The modern city begins with a trading post. In 1893 Frank Stranahan arrived at the New River, ran a ferry across it, and opened a trading post that did business with the Seminole and served as post office and community hall for the handful of settlers nearby. When the Florida East Coast Railway reached the river in 1896, the settlement had a future. In 1901 Stranahan built the house that still stands on the river at Las Olas — the Stranahan House, the oldest surviving building in Broward County. His wife, Ivy Cromartie Stranahan, had become the area's first schoolteacher in 1899 and spent her long life as an advocate for the Seminole; she is remembered as the “Mother of Fort Lauderdale.”
Fort Lauderdale incorporated as a city on March 27, 1911, a small riverfront town of a few hundred people. What transformed it came in the 1920s, when developers dredged the low, wet land behind the beach into a lattice of canals and finger islands, selling waterfront lots where there had been mangrove and marsh. The dredging gave the city its identity and its nickname — the “Venice of America,” a place where the streets were matched by water and nearly every house could keep a boat at its back door. The 1926 hurricane and the collapse of the Florida land boom ended the frenzy, but the canals remained.

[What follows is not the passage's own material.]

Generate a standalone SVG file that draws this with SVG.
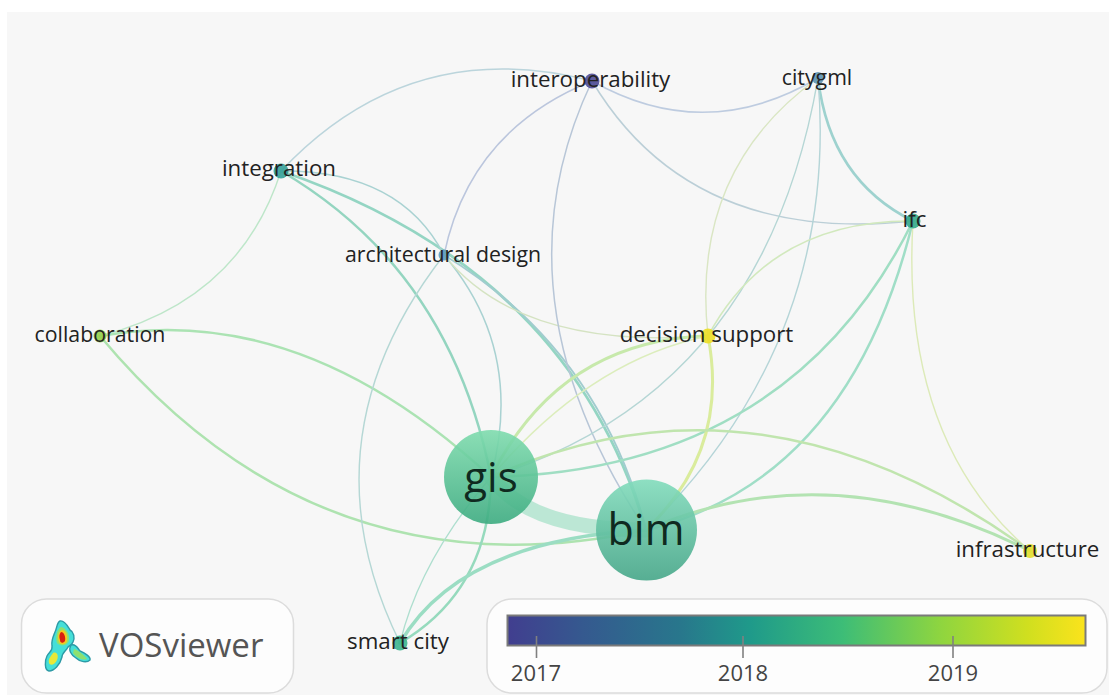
<svg xmlns="http://www.w3.org/2000/svg" width="1109" height="700" viewBox="0 0 1109 700">
<style>
text{font-family:"Open Sans","Noto Sans","DejaVu Sans",sans-serif;fill:#222}
.l{font-size:22.3px;text-anchor:middle}
.s{font-size:21.3px}
.e{fill:none;stroke-linecap:round}
.panel{fill:#fdfdfd;stroke:#dcdcdc;stroke-width:1.5}
.tick{stroke:#808080;stroke-width:1.6}
.yr{font-size:22px;fill:#444;text-anchor:middle}
.n{opacity:.9}
</style>
<defs>
<linearGradient id="bar"><stop offset="0" stop-color="#413e8f"/><stop offset=".13" stop-color="#35598f"/><stop offset=".3" stop-color="#28778c"/><stop offset=".42" stop-color="#1f9a8a"/><stop offset=".58" stop-color="#3dbd77"/><stop offset=".75" stop-color="#8fd53f"/><stop offset=".9" stop-color="#d0df1f"/><stop offset="1" stop-color="#fbe31c"/></linearGradient>
<linearGradient id="g1" x1="0" y1="0" x2="0" y2="1"><stop offset="0" stop-color="#7fdcae"/><stop offset="1" stop-color="#3cab80"/></linearGradient>
<linearGradient id="g2" x1="0" y1="0" x2="0" y2="1"><stop offset="0" stop-color="#82dcbc"/><stop offset="1" stop-color="#45a688"/></linearGradient>
</defs>
<rect width="1109" height="700" fill="#fff"/>
<rect x="7" y="12" width="1102" height="683" fill="#f7f7f7"/>
<g id="connectors" opacity=".72">
<path class="e" d="M491 477Q530 530 646 530" stroke="#6fd3a8" stroke-opacity=".6" stroke-width="15"/>
<path class="e" d="M100 336Q300 300 491 477" stroke="#8fdc9a" stroke-width="2.5"/>
<path class="e" d="M100 336Q320 600 646 530" stroke="#93dc95" stroke-width="2.5"/>
<path class="e" d="M100 336Q240 300 281 171" stroke="#a8e0b8" stroke-width="1.4"/>
<path class="e" d="M281 171Q410 34 592 81" stroke="#a5c8d2" stroke-width="1.5"/>
<path class="e" d="M281 171Q450 270 491 477" stroke="#6fc9ac" stroke-width="2.5"/>
<path class="e" d="M281 171Q570 270 646 530" stroke="#6fc9b0" stroke-width="2.8"/>
<path class="e" d="M281 171Q400 170 444 255" stroke="#8cc5c5" stroke-width="1.4"/>
<path class="e" d="M444 255Q300 440 400 643" stroke="#9cccc8" stroke-width="1.4"/>
<path class="e" d="M444 255Q525 350 491 477" stroke="#8cc4c4" stroke-width="1.5"/>
<path class="e" d="M444 255Q600 350 646 530" stroke="#80bcc0" stroke-width="1.8"/>
<path class="e" d="M444 255Q520 350 708 336" stroke="#c8dcae" stroke-width="1.3"/>
<path class="e" d="M592 81Q470 130 444 255" stroke="#a5b4d4" stroke-width="1.5"/>
<path class="e" d="M592 81Q490 296 646 530" stroke="#a0b4cc" stroke-width="1.5"/>
<path class="e" d="M592 81Q705 145 818 78" stroke="#a9bcd8" stroke-width="1.6"/>
<path class="e" d="M592 81Q690 245 913 221" stroke="#a5c0cc" stroke-width="1.5"/>
<path class="e" d="M818 78Q830 180 913 221" stroke="#7dc5c0" stroke-width="2.6"/>
<path class="e" d="M818 78Q690 170 708 336" stroke="#cfe0b0" stroke-width="1.4"/>
<path class="e" d="M818 78Q764 392 491 477" stroke="#9ccac8" stroke-width="1.4"/>
<path class="e" d="M818 78Q840 340 646 530" stroke="#9cc8cc" stroke-width="1.4"/>
<path class="e" d="M913 221Q770 220 708 336" stroke="#c4e4a8" stroke-width="1.6"/>
<path class="e" d="M913 221Q790 470 491 477" stroke="#7fd5b0" stroke-width="2.5"/>
<path class="e" d="M913 221Q850 480 646 530" stroke="#7fd5b5" stroke-width="2.5"/>
<path class="e" d="M913 221Q900 440 1030 551" stroke="#d3e6a0" stroke-width="1.4"/>
<path class="e" d="M491 477Q560 340 708 336" stroke="#b5e48e" stroke-width="3"/>
<path class="e" d="M491 477Q590 360 708 336" stroke="#d2eaa6" stroke-width="1.5"/>
<path class="e" d="M708 336Q730 450 646 530" stroke="#cfe87a" stroke-width="3"/>
<path class="e" d="M646 530Q830 450 1030 551" stroke="#9adc98" stroke-width="3"/>
<path class="e" d="M491 477Q760 355 1030 551" stroke="#acdf92" stroke-width="2.5"/>
<path class="e" d="M491 477Q490 590 400 643" stroke="#72d0a8" stroke-width="2.5"/>
<path class="e" d="M491 477Q420 560 400 643" stroke="#92d6c0" stroke-width="1.3"/>
<path class="e" d="M646 530Q460 540 400 643" stroke="#78d4b0" stroke-width="3.5"/>
</g>
<g id="node-gis"><circle class="n" cx="491" cy="477" r="47" fill="url(#g1)"/><text x="491" y="492" style="font-size:42px;text-anchor:middle;fill:#0f2a20">gis</text></g>
<g id="node-bim"><circle class="n" cx="646.500" cy="530" r="50.500" fill="url(#g2)"/><text x="646" y="545" style="font-size:43px;text-anchor:middle;fill:#0f2a20">bim</text></g>
<g id="node-interoperability"><circle class="n" cx="592" cy="81" r="7.500" fill="#4f4d96"/><text class="l" x="590.500" y="87">interoperability</text></g>
<g id="node-citygml"><circle class="n" cx="818" cy="78" r="6" fill="#5d94b4"/><text class="l s" x="817" y="85">citygml</text></g>
<g id="node-integration"><circle class="n" cx="281" cy="171" r="7.500" fill="#35a098"/><text class="l" x="279" y="176">integration</text></g>
<g id="node-ifc"><circle class="n" cx="913" cy="221" r="7.500" fill="#32a888"/><text class="l" x="914.500" y="227">ifc</text></g>
<g id="node-architectural"><circle class="n" cx="444" cy="255" r="5.500" fill="#5d9cc0"/><text class="l s" x="443" y="262">architectural design</text></g>
<g id="node-decision"><circle class="n" cx="708" cy="336" r="7.500" fill="#ecde25"/><text class="l" x="706.500" y="342">decision support</text></g>
<g id="node-collaboration"><circle class="n" cx="100" cy="336" r="6.500" fill="#96d04a"/><text class="l s" x="100" y="342">collaboration</text></g>
<g id="node-infrastructure"><circle class="n" cx="1030" cy="551" r="7" fill="#e2de2a"/><text class="l" x="1027.500" y="557">infrastructure</text></g>
<g id="node-smart-city"><circle class="n" cx="400" cy="643" r="7.500" fill="#3cb48e"/><text class="l" x="398" y="649">smart city</text></g>
<g id="logo">
<rect class="panel" x="21.500" y="599" width="272" height="94" rx="25"/>
<path d="M60 621C65 620 68 627 70 630C74 632 75 638 73 642C72 645 70 646 68 647C66 651 62 653 62 657C60 665 54 671 49 671C44 670 45 660 47 656C49 652 53 651 52 646C51 640 54 635 55 632C57 628 57 622 60 621Z" fill="#45dfd8" stroke="#2d9aa6" stroke-width="1.4"/>
<path d="M71 645C76 643 78 649 80 651C85 653 91 657 90 660C87 663 80 662 76 658C71 655 68 650 71 645Z" fill="#45dfd8" stroke="#2d9aa6" stroke-width="1.4"/>
<path d="M61 627C66 628 70 634 69 640C68 646 60 647 57 643C55 638 57 629 61 627Z" fill="#8fe070"/>
<path d="M62 630C66 630 68 636 67 641C66 645 60 645 59 642C57 638 58 631 62 630Z" fill="#f5c820"/>
<path d="M61 632C64 632 66 637 65 641C63 644 60 643 60 640C59 637 59 634 61 632Z" fill="#d81e10"/>
<path d="M53 653C57 651 59 656 57 660C55 665 50 666 49 663C48 659 51 656 53 653Z" fill="#e8e838"/>
<path d="M74 649C78 650 85 656 87 659C82 661 76 657 73 653Z" fill="#8ee070"/>
<text x="99" y="657" style="font-size:33px;fill:#555">VOSviewer</text>
</g>
<g id="legend">
<rect class="panel" x="487" y="599" width="620" height="94" rx="25"/>
<rect x="507.500" y="615.500" width="578" height="30" fill="url(#bar)" stroke="#7a7a7a" stroke-width="2"/>
<line class="tick" x1="536.500" y1="636" x2="536.500" y2="658"/>
<line class="tick" x1="743" y1="636" x2="743" y2="658"/>
<line class="tick" x1="953" y1="636" x2="953" y2="658"/>
<text class="yr" x="536" y="681">2017</text>
<text class="yr" x="743" y="681">2018</text>
<text class="yr" x="953" y="681">2019</text>
</g>
</svg>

Why People Visit Fort Lauderdale
Fort Lauderdale offers South Florida at its most nautical — a real beach city laced with canals, with a historic river downtown, a great cruise port, and the yachting world's calendar built around it. Visitors come for the water, the beaches, and the Venice-of-America canals, and stay for Las Olas, the Riverwalk, and the easy coastal pace. From the New River to the sand, it rewards a day or a week. It is bright, nautical, and genuinely South Florida.